Compared to what I made an hour, witnessing these conditions made me feel guilty. In NYC’s garment district I wore high heels all day and I might have complained at 6:00PM that my feet hurt. But in Indonesia, the women wore no shoes. My children had excellent schooling, learning about science and the arts. These young children were malnourished and only learned how to use a pair of scissors with efficiency.

Though some progress has been made to correct the conditions in these overseas factories; and though the majority of U.S. retailers are concerned with improving safety and the working environment, it appears that some retailers are not. According to the WSJ, avenues remain wherein apparel can be imported from these overseas sweatshops.

Madame Curie once wrote: “Each of us must work for his own improvement, and at the same time share a general responsibility for all humanity.”

Thus, for us the questions become: “What can I do?
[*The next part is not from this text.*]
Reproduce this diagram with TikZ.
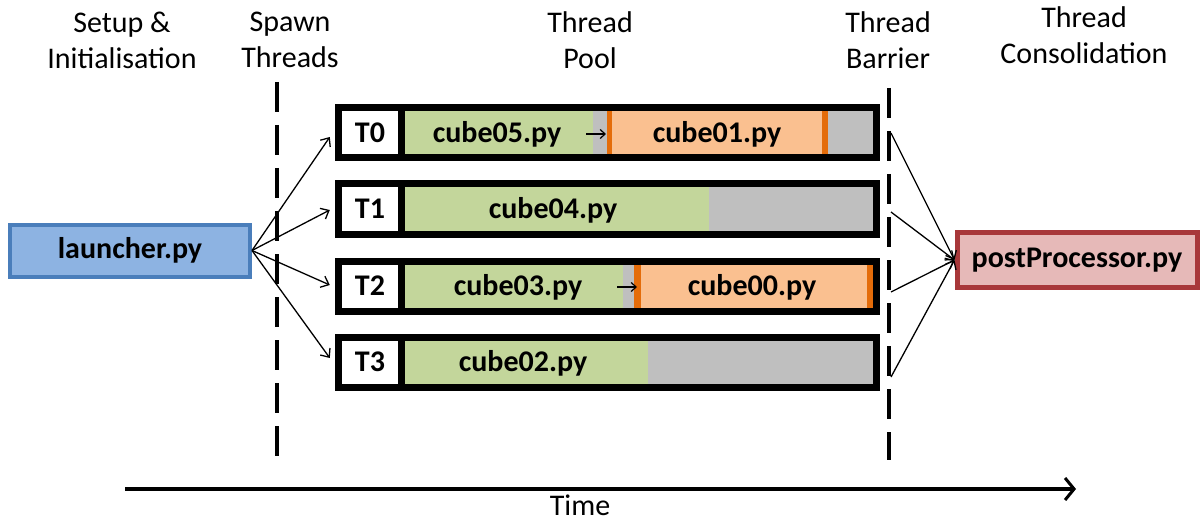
\documentclass[tikz,border=0pt]{standalone}
\usepackage{fontspec}
\setmainfont{Carlito}
\usetikzlibrary{arrows.meta}
\definecolor{cgreen}{HTML}{C3D69B}
\definecolor{cgrey}{HTML}{BFBFBF}
\definecolor{corange}{HTML}{FAC090}
\definecolor{cedge}{HTML}{E46C0A}
\definecolor{cblue}{HTML}{8DB3E2}
\definecolor{cblueedge}{HTML}{4A7EBB}
\definecolor{cred}{HTML}{E6B9B8}
\definecolor{crededge}{HTML}{A8383A}
\tikzset{
  hdr/.style={align=center, font=\fontsize{30}{36}\selectfont, inner sep=0pt},
  lbl/.style={font=\fontsize{30}{36}\selectfont\bfseries, inner sep=0pt},
  rowbox/.style={fill=black, minimum width=545pt, minimum height=57pt, inner sep=0pt},
  conn/.style={line width=1.3pt, -{Straight Barb[length=7pt,width=12pt,line width=1.3pt]}},
  barrier/.style={line width=3.5pt, dash pattern=on 30pt off 13pt},
}
\begin{document}
\begin{tikzpicture}[x=1pt,y=-1pt]
\useasboundingbox (0,0) rectangle (1203,524);
% headers
\node[hdr] (h1) at (122,40) {Setup \&\\Initialisation};
\node[hdr] (h2) at (290,40) {Spawn\\Threads};
\node[hdr] (h3) at (590,40) {Thread\\Pool};
\node[hdr] (h4) at (888,40) {Thread\\Barrier};
\node[hdr] (h5) at (1084,35) {Thread\\Consolidation};
% barriers
\coordinate (d1t) at (277,82); \coordinate (d1b) at (277,460);
\coordinate (d2t) at (889,88); \coordinate (d2b) at (889,460);
\draw[barrier] (d1t) -- (d1b);
\draw[barrier] (d2t) -- (d2b);
% rows
\foreach \i/\y in {0/133,1/209,2/286,3/362}{
  \node[rowbox] (T\i) at (607.5,\y) {};
  \fill[white] (342,\y-21.5) rectangle (398,\y+21.5);
  \node[lbl] (L\i) at (370,\y) {T\i};
}
% T0
\fill[cgreen] (405,133-21.5) rectangle (593,133+21.5);
\fill[cgrey] (593,133-21.5) rectangle (607,133+21.5);
\fill[cedge] (607,133-21.5) rectangle (612,133+21.5);
\fill[corange] (612,133-21.5) rectangle (822,133+21.5);
\fill[cedge] (822,133-21.5) rectangle (828,133+21.5);
\fill[cgrey] (828,133-21.5) rectangle (873,133+21.5);
\node[lbl] (c05) at (497,134) {cube05.py};
\node[lbl] (c01) at (717,134) {cube01.py};
% T1
\fill[cgreen] (405,209-21.5) rectangle (709,209+21.5);
\fill[cgrey] (709,209-21.5) rectangle (873,209+21.5);
\node[lbl] (c04) at (553,210) {cube04.py};
% T2
\fill[cgreen] (405,286-21.5) rectangle (623,286+21.5);
\fill[cgrey] (623,286-21.5) rectangle (634,286+21.5);
\fill[cedge] (634,286-21.5) rectangle (641,286+21.5);
\fill[corange] (641,286-21.5) rectangle (867,286+21.5);
\fill[cedge] (867,286-21.5) rectangle (873,286+21.5);
\node[lbl] (c03) at (518,287) {cube03.py};
\node[lbl] (c00) at (752,287) {cube00.py};
% T3
\fill[cgreen] (405,362-21.5) rectangle (648,362+21.5);
\fill[cgrey] (648,362-21.5) rectangle (873,362+21.5);
\node[lbl] (c02) at (523,363) {cube02.py};
% small arrows
\coordinate (s0) at (586,134); \coordinate (s0e) at (606,134);
\coordinate (s2) at (617,287); \coordinate (s2e) at (637,287);
\draw[line width=1.2pt, -{Straight Barb[length=5pt,width=9pt,line width=1.2pt]}] (s0) -- (s0e);
\draw[line width=1.2pt, -{Straight Barb[length=5pt,width=9pt,line width=1.2pt]}] (s2) -- (s2e);
% launcher
\node[draw=cblueedge, line width=4pt, fill=cblue, minimum width=240pt, minimum height=52pt, inner sep=0pt, lbl] (launcher) at (130,250.5) {launcher.py};
% postprocessor
\node[draw=crededge, line width=5pt, fill=cred, minimum width=240pt, minimum height=55pt, inner sep=0pt, lbl] (post) at (1077,260) {postProcessor.py};
% spawn arrows
\draw[conn] (launcher.east) -- ([xshift=-5pt,yshift=-4pt]T0.west);
\draw[conn] (launcher.east) -- ([xshift=-5pt,yshift=-1pt]T1.west);
\draw[conn] (launcher.east) -- ([xshift=-5pt,yshift=1pt]T2.west);
\draw[conn] (launcher.east) -- ([xshift=-5pt,yshift=4pt]T3.west);
% consolidation arrows
\coordinate (b0) at (891,133);
\coordinate (b1) at (891,212);
\coordinate (b2) at (891,292);
\coordinate (b3) at (891,377);
\foreach \k in {0,1,2,3}{
  \draw[conn] (b\k) -- (post.west);
}
% time
\coordinate (t0) at (125,489); \coordinate (t1) at (1076,489);
\draw[line width=3.5pt, -{Straight Barb[length=9pt,width=22pt,line width=3pt]}] (t0) -- (t1);
\node[font=\fontsize{30}{36}\selectfont, inner sep=0pt, anchor=base] (time) at (580,515) {Time};
\end{tikzpicture}
\end{document}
How can I help?” Though it may take some effort on our part, it is a worthy cause to choose to acknowledge the problems around us. For those of us who still prefer brick and mortar stores, we can look at labels and use our cell phones to do a quick search of the manufacturer. If we are buying on-line, we have our computers already warmed up. Yes, it does take time in a world that doesn’t allow us much personal time… but it can be done. And if we do stumble upon a garment “Made in the U.S.A.,” let’s hope it is our size!

As a fit model, I was always concerned with the product being manufactured “to spec.” I was also very fortunate that, because of my success, I could almost always choose which design houses I would work for. After witnessing the conditions that some employees are subjected to, I’ve vowed to do my part with every decision I make. And now, as I look at where my clients are today, I am also very proud that they have chosen to work with the retailers to promote safety and good housekeeping at the factories that they contract with.

No matter who you are or what industry you’re in, there are always steps that can be taken to help move humanity forward.